It's not only young adults who are delaying in getting drivers licenses, but a drop in licenses among all age groups according to a new analysis of license data from 1983-2014 by the University of Michigan Transportation Research Institute.
"Car dealers may be coming off of their biggest sales year ever, but the future for the auto industry looks murkier as the percentage of Americans with a driver’s license continues to fall," writes Beth Braverman, contributing editor for The Fiscal Times.
Just 77 percent of Americans aged 16 to 44 held drivers licenses in 2014, down from 82 percent in 2008 and 92 percent in 1983. The percentage of Americans with driver’s licenses declined across every age group from 2011 to 2014, according to an analysis [PDF] by Michael Sivak and Brandon Schoettle at the University of Michigan Transportation Research Institute (UMTRI).

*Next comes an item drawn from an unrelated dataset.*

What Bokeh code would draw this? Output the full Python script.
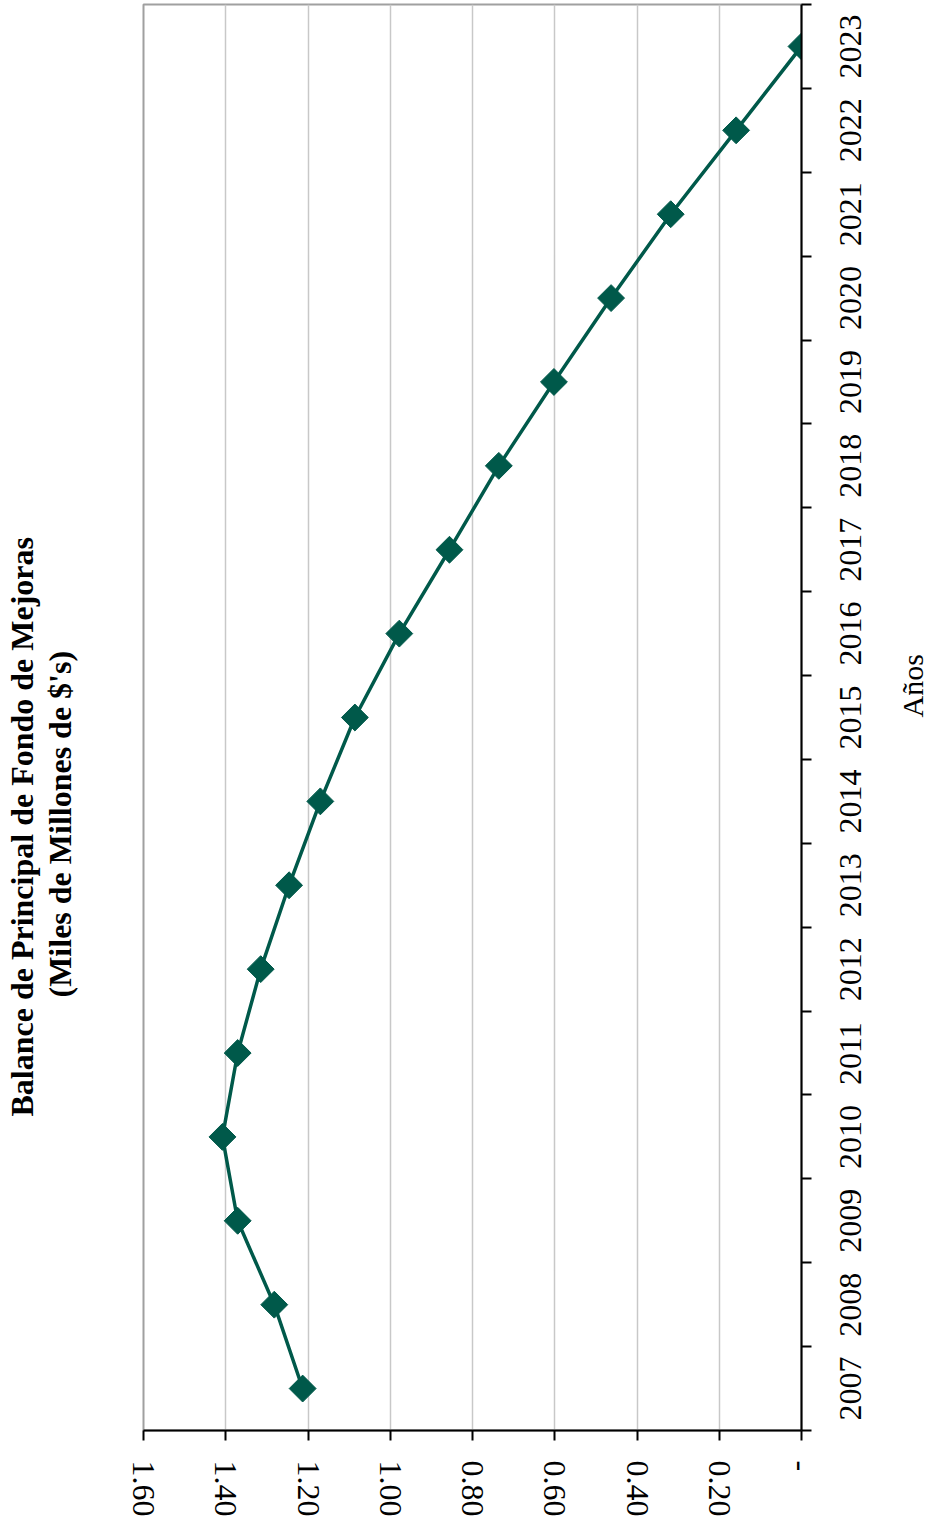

Braverman offers several reason for the decline among age groups for getting licenses, including:
- a lack of interest among younger consumers in driving or owning a car,
- a general return to cities and close suburbs with reliable public transportation,
- the advent of ride-sharing services like ZipCar and on-demand taxis like Uber.
Autonomous for driverless cars will only hasten the decline according to some industry experts.
The decline in drivers licenses has contributed to the "aggregate number of miles driven plateau(ing) over the past decade, according to research from the Brookings Institute," adds Braverman, although recent trends point to reversing the decline in vehicle miles traveled in 2013 and 2014, even before gas began falling in price in July 2014 which accelerated after an OPEC meeting in November 2014.
What's bad news for the auto news is good news for the majority of adults who drive as it reduces congestion, notes Braverman.
The 2015 Urban Mobility Scorecard from the Texas A&M Transportation Institute found that drivers wasted more than 3 billion gallons of fuel and spent 7 billion extra hours sitting in traffic last year, at a cost of $160 billion, or $960 per commuter. [Note differing viewpoints on the scorecard.]
It may also lead to a reduction in crashes, not only because fewer people are driving, but because "(y)oung, inexperienced drivers, particularly 16- to 17-year-olds, are significantly over represented in fatal crashes," according to the National Highway Traffic Safety Administration (NHTSA).
However, there is one major exception to a possible reduction in crashes that can be inferred from the report. "The only age group to show a slight increase (in drivers licenses) since 2008 is the 70-and-older crowd," according to UMTRI.
"Older drivers have higher rates of fatal crashes, based on miles driven, than any other group except young drivers, according to the Insurance Institute for Highway Safety (IIHS)," notes the Insurance Information Institute in an article that presents more data on licensed drivers age 65 and older.